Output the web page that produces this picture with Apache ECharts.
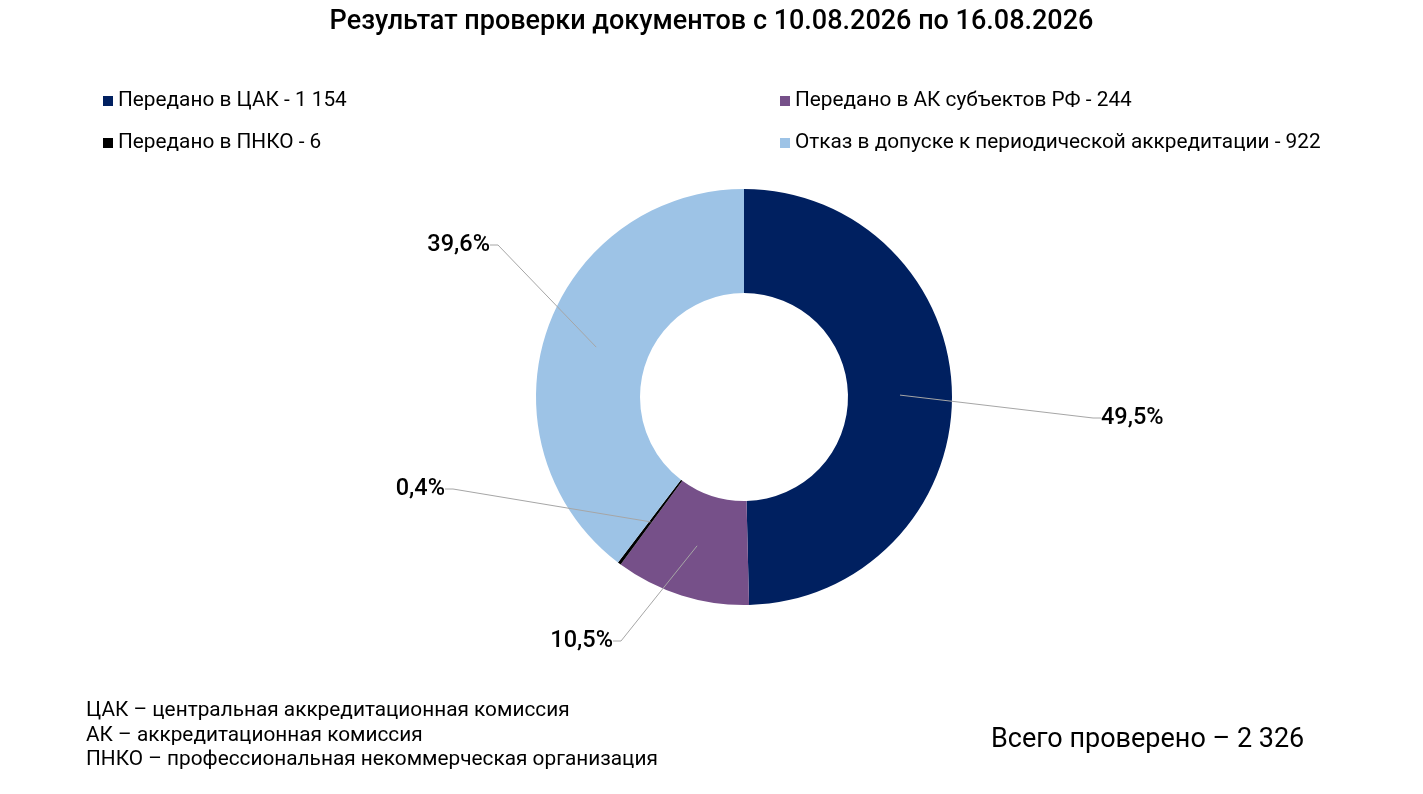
<!DOCTYPE html>
<html>
<head>
<meta charset="utf-8">
<script src="https://cdn.jsdelivr.net/npm/echarts@6/dist/echarts.min.js"></script>
<style>
html,body{margin:0;padding:0;background:#fff;}
#chart{width:1423px;height:794px;}
</style>
</head>
<body>
<div id="chart"></div>
<script>
const categories = ['Передано в ЦАК', 'Передано в АК субъектов РФ', 'Передано в ПНКО', 'Отказ в допуске к периодической аккредитации'];
const values = [1154, 244, 6, 922];
const percentLabels = ['49,5%', '10,5%', '0,4%', '39,6%'];
const colors = ['#002060', '#765089', '#000000', '#9DC3E6'];
const totalChecked = 2326;
const footnotes = ['ЦАК – центральная аккредитационная комиссия', 'АК – аккредитационная комиссия', 'ПНКО – профессиональная некоммерческая организация'];

const labelPos = [
  {x: 1101, y: 418, align: 'left'},
  {x: 613, y: 641, align: 'right'},
  {x: 445, y: 489, align: 'right'},
  {x: 490, y: 245, align: 'right'}
];

function fmt(n){ return String(n).replace(/\B(?=(\d{3})+(?!\d))/g, ' '); }

const FONT = 'Roboto';
const chart = echarts.init(document.getElementById('chart'));

const mainData = categories.map((c, i) => ({name: c, value: values[i], itemStyle: {color: colors[i]}}));
const labelData = categories.map((c, i) => ({name: c, value: values[i], itemStyle: {color: 'rgba(0,0,0,0)'}}));

function legendFor(names, left) {
  return {
    data: names,
    left: left,
    top: 84,
    orient: 'vertical',
    itemWidth: 10,
    itemHeight: 10,
    itemGap: 18,
    icon: 'rect',
    selectedMode: false,
    textStyle: {fontFamily: FONT, fontSize: 20.8, color: '#000', lineHeight: 24},
    formatter: function(name){ return name + ' - ' + fmt(values[categories.indexOf(name)]); }
  };
}

chart.setOption({
  backgroundColor: '#fff',
  animation: false,
  title: {
    text: 'Результат проверки документов с 10.08.2026 по 16.08.2026',
    left: 'center',
    top: 4,
    textStyle: {fontFamily: FONT, fontSize: 27, fontWeight: 500, color: '#000'}
  },
  legend: [
    legendFor([categories[0], categories[2]], 98),
    legendFor([categories[1], categories[3]], 775)
  ],
  series: [
    {
      type: 'pie',
      center: [744, 397],
      radius: [104, 208],
      startAngle: 90,
      clockwise: true,
      silent: true,
      z: 2,
      label: {show: false},
      labelLine: {show: false},
      emphasis: {disabled: true},
      data: mainData
    },
    {
      type: 'pie',
      center: [744, 397],
      radius: [0, 156],
      startAngle: 90,
      clockwise: true,
      silent: true,
      z: 5,
      emphasis: {disabled: true},
      label: {
        show: true,
        position: 'outside',
        fontFamily: FONT,
        fontSize: 23.5,
        fontWeight: 500,
        color: '#000',
        formatter: function(p){ return percentLabels[p.dataIndex]; }
      },
      labelLine: {show: true, length: 10, length2: 8, lineStyle: {color: '#a6a6a6', width: 1}},
      labelLayout: function(p){
        const lp = labelPos[p.dataIndex];
        return {x: lp.x, y: lp.y, align: lp.align, verticalAlign: 'middle', moveOverlap: null, hideOverlap: false};
      },
      data: labelData
    }
  ],
  graphic: [
    {
      type: 'text',
      left: 86,
      top: 699,
      style: {
        text: footnotes.join('\n'),
        fontFamily: FONT,
        fontSize: 20.8,
        lineHeight: 24.5,
        fill: '#000'
      }
    },
    {
      type: 'text',
      left: 991,
      top: 727,
      style: {
        text: 'Всего проверено – ' + fmt(totalChecked),
        fontFamily: FONT,
        fontSize: 27,
        fill: '#000'
      }
    }
  ]
});
</script>
</body>
</html>
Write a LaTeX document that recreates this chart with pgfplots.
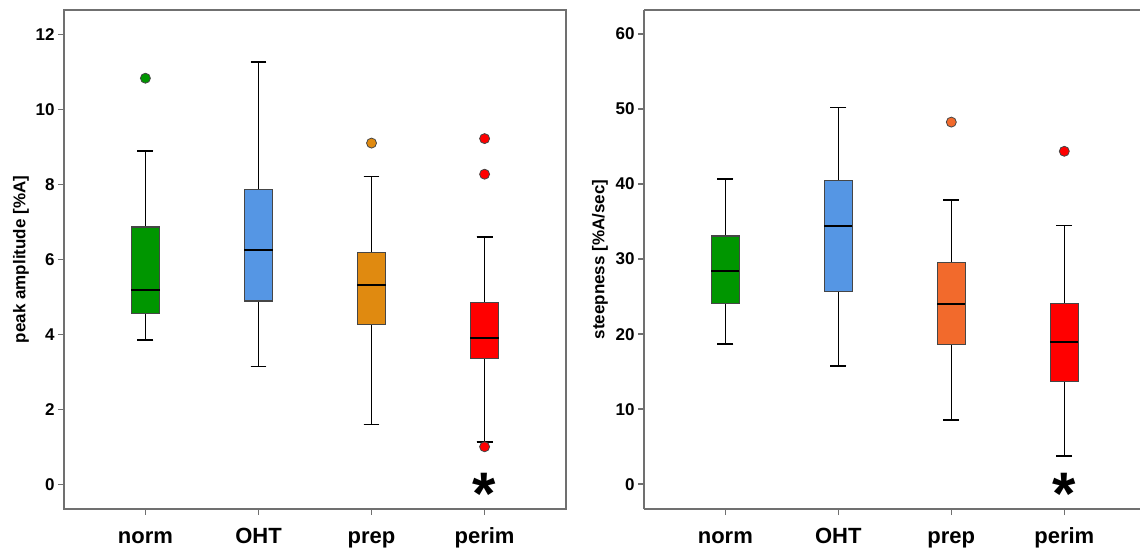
\documentclass[border=0pt]{standalone}
\usepackage{fontspec}
\setmainfont{Liberation Sans}
\usepackage{pgfplots}
\pgfplotsset{compat=1.18}
\usepgfplotslibrary{statistics}
\definecolor{cgreen}{RGB}{0,150,0}
\definecolor{cblue}{RGB}{85,150,228}
\definecolor{corangeA}{RGB}{224,138,16}
\definecolor{corangeB}{RGB}{242,106,44}
\definecolor{cred}{RGB}{255,0,0}
\definecolor{axgray}{RGB}{112,112,112}
\definecolor{boxedge}{RGB}{70,70,70}
\pgfplotsset{
  mystyle/.style={
    scale only axis, height=499pt, xmin=0.28,
    xtick={1,2,3,4}, xticklabels={norm,OHT,prep,perim},
    tick pos=left, tick align=outside, major tick length=6pt,
    tick style={axgray, line width=1.5pt},
    axis line style={axgray, line width=1.8pt},
    x tick label style={font=\fontsize{22}{24}\selectfont\bfseries, anchor=base, yshift=-28pt},
    y tick label style={font=\fontsize{17}{19}\selectfont\bfseries},
    /pgf/number format/assume math mode=true,
    ylabel style={font=\fontsize{17}{19}\selectfont\bfseries, anchor=center},
    clip=false,
    boxplot/draw direction=y,
    boxplot/every box/.style={draw=boxedge, line width=1.2pt},
    boxplot/every whisker/.style={black, line width=1.6pt},
    boxplot/every median/.style={black, line width=2pt},
  },
  bx/.style={draw=black, fill=#1, mark=*, mark size=5pt,
    mark options={fill=#1, draw=boxedge, line width=0.8pt, solid}},
  star/.style={only marks, mark=text, text mark={*}, text mark as node=true,
    text mark style={font=\fontsize{60}{62}\selectfont\bfseries, anchor=base, yshift=-30pt, inner sep=0pt}},
}
\begin{document}
\begin{tikzpicture}
\useasboundingbox (0,0) rectangle (1140pt,551pt);
% ---------------- left panel
\begin{axis}[mystyle, at={(64pt,42pt)}, anchor=south west, width=502pt,
  xmax=4.72, ymin=-0.66, ymax=12.65, ytick={0,2,...,12},
  ylabel={peak amplitude [\%A]},
  ylabel style={at={(axis description cs:-0.0857,0.5)}}]
\addplot[bx=cgreen, boxplot prepared={draw position=1, median=5.17, upper quartile=6.86,
  lower quartile=4.55, upper whisker=8.89, lower whisker=3.84, box extend=0.25, whisker extend=0.14}]
  table[row sep=\\, y index=0]{10.83\\};
\addplot[bx=cblue, boxplot prepared={draw position=2, median=6.26, upper quartile=7.87,
  lower quartile=4.89, upper whisker=11.26, lower whisker=3.14, box extend=0.25, whisker extend=0.14}]
  coordinates {};
\addplot[bx=corangeA, boxplot prepared={draw position=3, median=5.32, upper quartile=6.18,
  lower quartile=4.27, upper whisker=8.21, lower whisker=1.59, box extend=0.25, whisker extend=0.14}]
  table[row sep=\\, y index=0]{9.10\\};
\addplot[bx=cred, boxplot prepared={draw position=4, median=3.89, upper quartile=4.85,
  lower quartile=3.36, upper whisker=6.60, lower whisker=1.13, box extend=0.25, whisker extend=0.14}]
  table[row sep=\\, y index=0]{9.22\\ 8.27\\ 1.00\\};
\addplot[star] coordinates {(4,0)};
\end{axis}
% ---------------- right panel
\begin{axis}[mystyle, at={(644pt,42pt)}, anchor=south west, width=496pt,
  xmax=4.67, ymin=-3.3, ymax=63.2, ytick={0,10,...,60},
  separate axis lines, axis x line*=box, axis y line*=left,
  x axis line style={-}, y axis line style={-},
  ylabel={steepness [\%A/sec]},
  ylabel style={at={(axis description cs:-0.0887,0.5)}}]
\addplot[bx=cgreen, boxplot prepared={draw position=1, median=28.38, upper quartile=33.07,
  lower quartile=24.06, upper whisker=40.7, lower whisker=18.67, box extend=0.25, whisker extend=0.14}]
  coordinates {};
\addplot[bx=cblue, boxplot prepared={draw position=2, median=34.38, upper quartile=40.53,
  lower quartile=25.70, upper whisker=50.19, lower whisker=15.76, box extend=0.25, whisker extend=0.14}]
  coordinates {};
\addplot[bx=corangeB, boxplot prepared={draw position=3, median=24.06, upper quartile=29.50,
  lower quartile=18.67, upper whisker=37.90, lower whisker=8.54, box extend=0.25, whisker extend=0.14}]
  table[row sep=\\, y index=0]{48.26\\};
\addplot[bx=cred, boxplot prepared={draw position=4, median=18.90, upper quartile=24.06,
  lower quartile=13.74, upper whisker=34.47, lower whisker=3.75, box extend=0.25, whisker extend=0.14}]
  table[row sep=\\, y index=0]{44.37\\};
\addplot[star] coordinates {(4,0)};
\end{axis}
\end{tikzpicture}
\end{document}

________________________

- BRIEF
How many lines of the data contain the word "that"? Answer with the number alone.

- TASK RESULT
2